According to Harvard Education, more than 60 percent of Americans get their health insurance coverage through an employer-based plan and the majority of their time is spent in the workplace. If companies can take responsibility for offering wellness promotion opportunities, healthier workers might be more productive rather than sharing flu and cold germs with their co-workers.
Many companies assess employee health with quizzes relating to exercise, nutrition, stress, smoking and alcohol, reports the Milwaukee Journal-Sentinel.
Many assessments come with an incentive such as rewarding points to purchase merchandise or cash. Sometimes health premiums can be reduced. After health screenings, the programs can vary from weight loss plans to even smoking cessation programs.
Under President Obama’s healthcare overhaul, businesses will be able to offer their employees health insurance at extremely low costs for maintaining a healthy lifestyle. Employees’ health status will be evaluated in terms of weight, blood pressure and cholesterol levels. While many Americans are concerned with the cost disparity that could result between healthy and unhealthy individuals, others, such as David Hunnicutt, president of the Wellness Council of America, talk about overall healthcare costs.

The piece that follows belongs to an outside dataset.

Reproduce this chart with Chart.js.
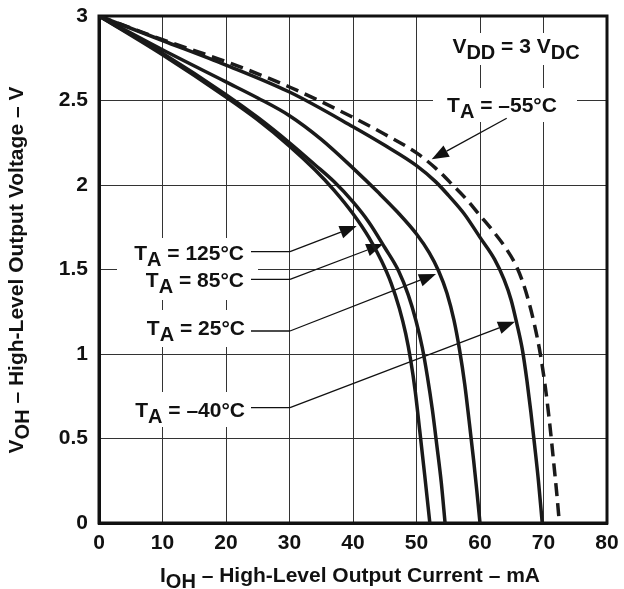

“At $2.6 trillion annually, U.S. health costs lead the world as a percentage of national economic output,” he told the Journal-Sentinel.
Employer wellness programs may benefit unhealthy workers by improving their health and reducing the risk factors of developing health conditions later in life. This is especially true for employees who have opted out of employer life insurance plans and may be paying higher premiums for individual life insurance plans.